I managed to go and watch Quantum of Solace yesterday despite my awful head cold. Perhaps it was the vast quantities of snot impeding my enjoyment, but I liked the previous one better.

However, I enjoy anything with Daniel Craig in it. Look at the man!

On the way out, my husband and I were discussing how he needs some new threads and I decided that Mr. Bond's style should have some influence on his puchases. He laughed at that.

Creating one thing a week

That's the new goal anyway! Perhaps another goal needs to be improve my photography skills cause this photo of it stinks. Anyway, I've managed to create something brand new to the world for two weeks in a row. Here's the first. It's a mixed media picture. I'll post the second week's creation as soon as I can do it some justice in taking its picture.

Friday, November 21, 2008

Monday, November 10, 2008

This is the life

Just discovered Amy MacDonald and I'm highly impressed.

Sunday, November 9, 2008


Sometimes the best thing you can do for yourself is to give up on a book that you aren't enjoying. The Town That Forgot How to Breathe had an interesting premise but was chock full of characters I couldn't give a damn about and some lazy ass writing here and there.

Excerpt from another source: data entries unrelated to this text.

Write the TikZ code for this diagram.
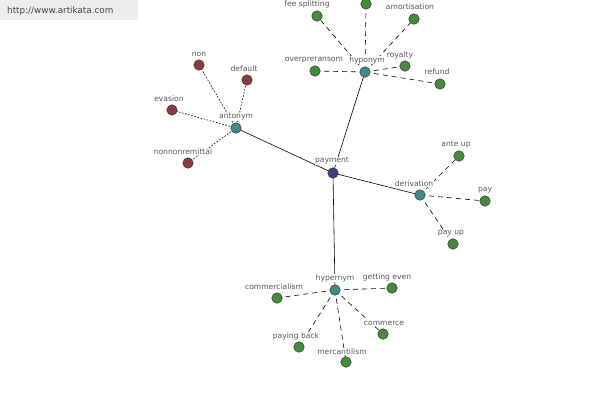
\documentclass[tikz,border=0pt]{standalone}
\usepackage{fontspec}
\setmainfont{DejaVu Sans}
\definecolor{cblue}{HTML}{404088}
\definecolor{cteal}{HTML}{3E8A8A}
\definecolor{cgreen}{HTML}{468A3C}
\definecolor{cred}{HTML}{8A3A40}
\definecolor{ctext}{HTML}{555555}
\begin{document}
\begin{tikzpicture}[x=1pt,y=-1pt,
  dot/.style={circle,draw=black!80,line width=0.5pt,minimum size=10.5pt,inner sep=0pt},
  centre/.style={dot,fill=cblue},
  cat/.style={dot,fill=cteal},
  leaf/.style={dot,fill=cgreen},
  red leaf/.style={dot,fill=cred},
  lbl/.style={font=\fontsize{7.6}{8}\selectfont,text=ctext,inner sep=0pt},
  solidline/.style={draw=black,line width=0.6pt},
  dashline/.style={draw=black,line width=0.6pt,dash pattern=on 5pt off 4pt},
  dotline/.style={draw=black,line width=0.6pt,dash pattern=on 1.6pt off 1.6pt}]
\useasboundingbox (0,0) rectangle (600,400);
\fill[black!7] (0,0) rectangle (138,20);
\node[lbl,anchor=west,font=\fontsize{8.8}{10}\selectfont,text=black!75] (wm) at (7,11) {http://www.artikata.com};

% centre and categories
\coordinate (payment) at (333,173);
\coordinate (hyponym) at (365,72);
\coordinate (antonym) at (236,128);
\coordinate (derivation) at (420,195);
\coordinate (hypernym) at (335,290);

% hyponym leaves
\coordinate (fee) at (317,16);
\coordinate (top) at (366,4);
\coordinate (amort) at (414,19);
\coordinate (over) at (315,71);
\coordinate (roy) at (405,66);
\coordinate (ref) at (440,84);
% antonym leaves
\coordinate (non) at (199,65);
\coordinate (def) at (247,80);
\coordinate (eva) at (172,110);
\coordinate (nnr) at (188,163);
% derivation leaves
\coordinate (ante) at (459,156);
\coordinate (pay) at (485,201);
\coordinate (payup) at (453,244);
% hypernym leaves
\coordinate (comm) at (277,298);
\coordinate (get) at (392,288);
\coordinate (commerce) at (383,334);
\coordinate (pb) at (299,347);
\coordinate (merc) at (346,362);

% connectors
\draw[solidline] (payment) -- (hyponym);
\draw[solidline] (payment) -- (antonym);
\draw[solidline] (payment) -- (derivation);
\draw[solidline] (payment) -- (hypernym);
\foreach \l in {fee,top,amort,over,roy,ref} \draw[dashline] (hyponym) -- (\l);
\foreach \l in {non,def,eva,nnr} \draw[dotline] (antonym) -- (\l);
\foreach \l in {ante,pay,payup} \draw[dashline] (derivation) -- (\l);
\foreach \l in {comm,get,commerce,pb,merc} \draw[dashline] (hypernym) -- (\l);

% labels
\tikzset{wl/.style={lbl,fill=white,inner sep=0.5pt}}
\node[wl] (Lpayment) at (332,161) {payment};
\node[wl] (Lhyponym) at (367,60) {hyponym};
\node[wl] (Lantonym) at (236,117) {antonym};
\node[wl] (Lderivation) at (414,184) {derivation};
\node[wl] (Lhypernym) at (335,278) {hypernym};
\node[wl] (Lfee) at (307,4) {fee splitting};
\node[wl] (Lamort) at (410,7) {amortisation};
\node[wl] (Lover) at (314,60) {overpreransom};
\node[wl] (Lroy) at (400,55) {royalty};
\node[wl] (Lref) at (437,72) {refund};
\node[wl] (Lnon) at (199,54) {non};
\node[wl] (Ldef) at (244,69) {default};
\node[wl] (Leva) at (169,99) {evasion};
\node[wl] (Lnnr) at (183,152) {nonnonremittal};
\node[wl] (Lante) at (456,145) {ante up};
\node[wl] (Lpay) at (485,190) {pay};
\node[wl] (Lpayup) at (451,233) {pay up};
\node[wl] (Lcomm) at (274,287) {commercialism};
\node[wl] (Lget) at (387,277) {getting even};
\node[wl] (Lcommerce) at (384,323) {commerce};
\node[wl] (Lpb) at (296,336) {paying back};
\node[wl] (Lmerc) at (342,352) {mercantilism};

% dots
\node[centre] (Npayment) at (payment) {};
\node[cat] (Nhyponym) at (hyponym) {};
\node[cat] (Nantonym) at (antonym) {};
\node[cat] (Nderivation) at (derivation) {};
\node[cat] (Nhypernym) at (hypernym) {};
\foreach \l in {fee,top,amort,over,roy,ref,ante,pay,payup,comm,get,commerce,pb,merc}
  \node[leaf] (N\l) at (\l) {};
\foreach \l in {non,def,eva,nnr}
  \node[red leaf] (N\l) at (\l) {};
\end{tikzpicture}
\end{document}
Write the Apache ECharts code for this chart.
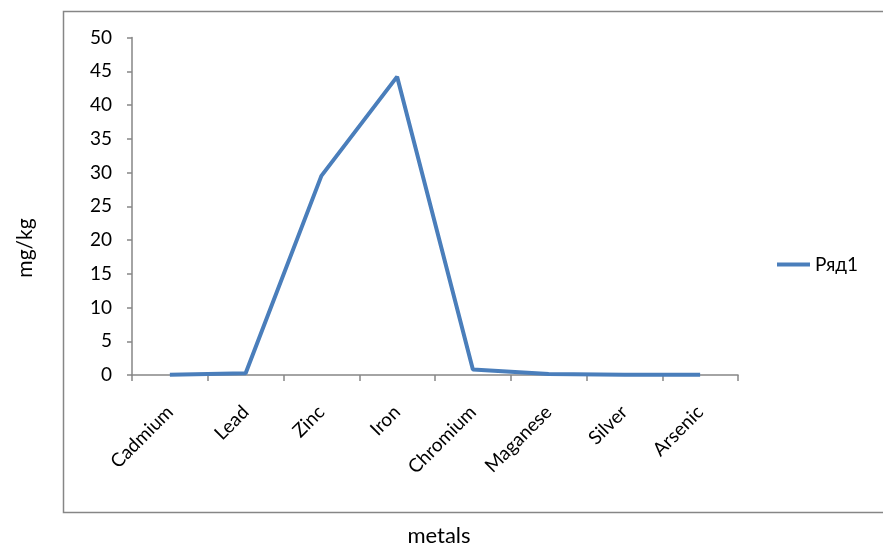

Returning it to the library was a relief.

I wanna be a bookaneer!

Un Lun Dun is so extremely fantastic that I'm insisting everyone I know read it. So thoroughly imaginitive and unique! The London that isn't is marvelously described and the characters are so unexpected and interesting. If you liked Harry Potter or His Dark Materials, read this immediately. Even if you didn't like them, read this immediately. Fan-freaking-tastic and so much fun! (I have so used up by quota of exclamation marks here but its so worth it).
"I'm Margarita Staples." She bowed in her harness. 'Extreme librarian. Bookaneer.' "

Tuesday, November 4, 2008

I'm hoping

It's really important to get out there and vote today.